▽

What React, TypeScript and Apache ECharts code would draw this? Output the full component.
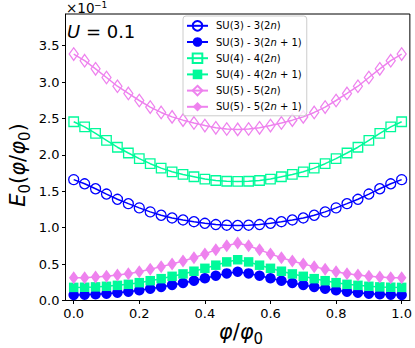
import React, { useEffect, useRef } from "react";
import * as echarts from "echarts";

const phi: number[] = Array.from({ length: 31 }, (_, k) => k / 30);

const su3Even = [1.660, 1.603, 1.535, 1.462, 1.390, 1.330, 1.272, 1.217, 1.171, 1.134, 1.106, 1.082, 1.060, 1.043, 1.034, 1.030,
  1.034, 1.043, 1.060, 1.082, 1.106, 1.134, 1.171, 1.217, 1.272, 1.330, 1.390, 1.462, 1.535, 1.603, 1.660];
const su3Odd = [0.076, 0.079, 0.085, 0.094, 0.107, 0.121, 0.140, 0.162, 0.186, 0.213, 0.241, 0.272, 0.305, 0.340, 0.372, 0.395,
  0.372, 0.340, 0.305, 0.272, 0.241, 0.213, 0.186, 0.162, 0.140, 0.121, 0.107, 0.094, 0.085, 0.079, 0.076];
const su4Even = [2.455, 2.385, 2.295, 2.200, 2.105, 2.026, 1.948, 1.879, 1.818, 1.768, 1.731, 1.700, 1.668, 1.648, 1.638, 1.635,
  1.638, 1.648, 1.668, 1.700, 1.731, 1.768, 1.818, 1.879, 1.948, 2.026, 2.105, 2.200, 2.295, 2.385, 2.455];
const su4Odd = [0.180, 0.182, 0.187, 0.195, 0.208, 0.222, 0.245, 0.272, 0.300, 0.332, 0.365, 0.402, 0.442, 0.485, 0.530, 0.560,
  0.530, 0.485, 0.442, 0.402, 0.365, 0.332, 0.300, 0.272, 0.245, 0.222, 0.208, 0.195, 0.187, 0.182, 0.180];
const su5Even = [3.385, 3.294, 3.182, 3.063, 2.943, 2.844, 2.747, 2.657, 2.583, 2.522, 2.477, 2.439, 2.403, 2.372, 2.356, 2.350,
  2.356, 2.372, 2.403, 2.439, 2.477, 2.522, 2.583, 2.657, 2.747, 2.844, 2.943, 3.063, 3.182, 3.294, 3.385];
const su5Odd = [0.312, 0.314, 0.322, 0.332, 0.350, 0.368, 0.396, 0.428, 0.465, 0.502, 0.543, 0.588, 0.640, 0.697, 0.752, 0.790,
  0.752, 0.697, 0.640, 0.588, 0.543, 0.502, 0.465, 0.428, 0.396, 0.368, 0.350, 0.332, 0.322, 0.314, 0.312];

const xTicks = [0, 0.2, 0.4, 0.6, 0.8, 1.0];
const yTicks = [0, 0.5, 1.0, 1.5, 2.0, 2.5, 3.0, 3.5];

const seriesNames = [
  "SU(3) - 3(2n)",
  "SU(3) - 3(2n+1)",
  "SU(4) - 4(2n)",
  "SU(4) - 4(2n+1)",
  "SU(5) - 5(2n)",
  "SU(5) - 5(2n+1)",
];
const legendRich: Record<string, string> = {
  "SU(3) - 3(2n)": "{a|SU(3) - 3(2}{i|n}{a|)}",
  "SU(3) - 3(2n+1)": "{a|SU(3) - 3(2}{i|n}{a| + 1)}",
  "SU(4) - 4(2n)": "{a|SU(4) - 4(2}{i|n}{a|)}",
  "SU(4) - 4(2n+1)": "{a|SU(4) - 4(2}{i|n}{a| + 1)}",
  "SU(5) - 5(2n)": "{a|SU(5) - 5(2}{i|n}{a|)}",
  "SU(5) - 5(2n+1)": "{a|SU(5) - 5(2}{i|n}{a| + 1)}",
};

const BLUE = "#0000ff";
const GREEN = "#00fa9a";
const PINK = "#ee82ee";
const FONT = "DejaVu Sans";

function mk(name: string, data: number[], color: string, symbol: string, size: any, hollow: boolean) {
  return {
    name,
    type: "line",
    data: phi.map((x, i) => [x, data[i]]),
    symbol,
    symbolSize: size,
    showSymbol: true,
    lineStyle: { color, width: 1.5 },
    itemStyle: hollow
      ? { color: "rgba(0,0,0,0)", borderColor: color, borderWidth: 1.3 }
      : { color, borderColor: color, borderWidth: 0 },
    emphasis: { disabled: true },
  };
}

export default function App() {
  const ref = useRef<HTMLDivElement>(null);
  useEffect(() => {
    const chart = echarts.init(ref.current!, null, { renderer: "svg" });
    chart.setOption({
      animation: false,
      textStyle: { fontFamily: FONT },
      grid: { left: 65.5, right: 3, top: 14, bottom: 47.5, show: true, borderColor: "#000", borderWidth: 1, backgroundColor: "transparent" },
      xAxis: {
        type: "value",
        min: -0.025,
        max: 1.025,
        axisLine: { show: true, onZero: false, lineStyle: { color: "#000", width: 1 } },
        axisTick: { show: true, inside: false, length: 3.5, lineStyle: { color: "#000" }, customValues: xTicks },
        axisLabel: { color: "#000", fontSize: 13, fontFamily: FONT, margin: 6, customValues: xTicks, formatter: (v: number) => v.toFixed(1) },
        splitLine: { show: false },
      },
      yAxis: {
        type: "value",
        min: 0,
        max: 3.935,
        axisLine: { show: true, onZero: false, lineStyle: { color: "#000", width: 1 } },
        axisTick: { show: true, inside: false, length: 3.5, lineStyle: { color: "#000" }, customValues: yTicks },
        axisLabel: { color: "#000", fontSize: 13, fontFamily: FONT, margin: 6, customValues: yTicks, formatter: (v: number) => v.toFixed(1) },
        splitLine: { show: false },
      },
      legend: {
        data: seriesNames,
        orient: "vertical",
        left: 183,
        top: 16,
        padding: [4, 5, 4, 3],
        itemWidth: 21,
        itemHeight: 12,
        itemGap: 5.4,
        backgroundColor: "rgba(255,255,255,0.8)",
        borderColor: "#cccccc",
        borderWidth: 1,
        borderRadius: 3,
        formatter: (name: string) => legendRich[name],
        textStyle: {
          color: "#000",
          fontFamily: FONT,
          fontSize: 10,
          padding: [0, 0, 0, 3],
          rich: {
            a: { fontFamily: FONT, fontSize: 10, color: "#000", lineHeight: 12 },
            i: { fontFamily: FONT, fontStyle: "italic", fontSize: 10, color: "#000", lineHeight: 12 },
          },
        },
      },
      graphic: [
        { type: "text", x: 66, y: 1, style: { text: "×10", fontFamily: FONT, fontSize: 13.5, fill: "#000" } },
        { type: "text", x: 94, y: 0, style: { text: "−1", fontFamily: FONT, fontSize: 9, fill: "#000" } },
        {
          type: "text",
          x: 67,
          y: 22,
          style: {
            text: "{i|U}{a| = 0.1}",
            rich: {
              i: { fontFamily: FONT, fontStyle: "italic", fontSize: 18, fill: "#000" },
              a: { fontFamily: FONT, fontSize: 18, fill: "#000" },
            },
          },
        },
        {
          type: "text",
          x: 20,
          y: 165,
          rotation: Math.PI / 2,
          style: {
            text: "{e|E}{s|0}{n|(}{e|φ}{n|/}{e|φ}{s|0}{n|)}",
            align: "center",
            verticalAlign: "middle",
            rich: {
              e: { fontFamily: FONT, fontStyle: "italic", fontSize: 21, fill: "#000", verticalAlign: "bottom", lineHeight: 24, padding: [0, 0, 4, 0] },
              n: { fontFamily: FONT, fontSize: 21, fill: "#000", verticalAlign: "bottom", lineHeight: 24, padding: [0, 0, 4, 0] },
              s: { fontFamily: FONT, fontSize: 15, fill: "#000", verticalAlign: "bottom", lineHeight: 16 },
            },
          },
        },
        {
          type: "text",
          x: 241,
          y: 334,
          style: {
            text: "{e|φ}{n|/}{e|φ}{s|0}",
            align: "center",
            verticalAlign: "middle",
            rich: {
              e: { fontFamily: FONT, fontStyle: "italic", fontSize: 21, fill: "#000", verticalAlign: "bottom", lineHeight: 24, padding: [0, 0, 4, 0] },
              n: { fontFamily: FONT, fontSize: 21, fill: "#000", verticalAlign: "bottom", lineHeight: 24, padding: [0, 0, 4, 0] },
              s: { fontFamily: FONT, fontSize: 15, fill: "#000", verticalAlign: "bottom", lineHeight: 16 },
            },
          },
        },
      ],
      series: [
        mk(seriesNames[0], su3Even, BLUE, "circle", 10, true),
        mk(seriesNames[1], su3Odd, BLUE, "circle", 10.5, false),
        mk(seriesNames[2], su4Even, GREEN, "rect", 9.5, true),
        mk(seriesNames[3], su4Odd, GREEN, "rect", 9.5, false),
        mk(seriesNames[4], su5Even, PINK, "diamond", [9, 12.5], true),
        mk(seriesNames[5], su5Odd, PINK, "diamond", [9.5, 13], false),
      ],
    });
    return () => chart.dispose();
  }, []);
  return <div ref={ref} style={{ width: 415, height: 348, position: "absolute", left: 0, top: 0 }} />;
}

△

Repeat only the lines between the start of the data and the line with "const phi: number[]", including those two lines, and skip the pictures.

What React, TypeScript and Apache ECharts code would draw this? Output the full component.
import React, { useEffect, useRef } from "react";
import * as echarts from "echarts";

const phi: number[] = Array.from({ length: 31 }, (_, k) => k / 30);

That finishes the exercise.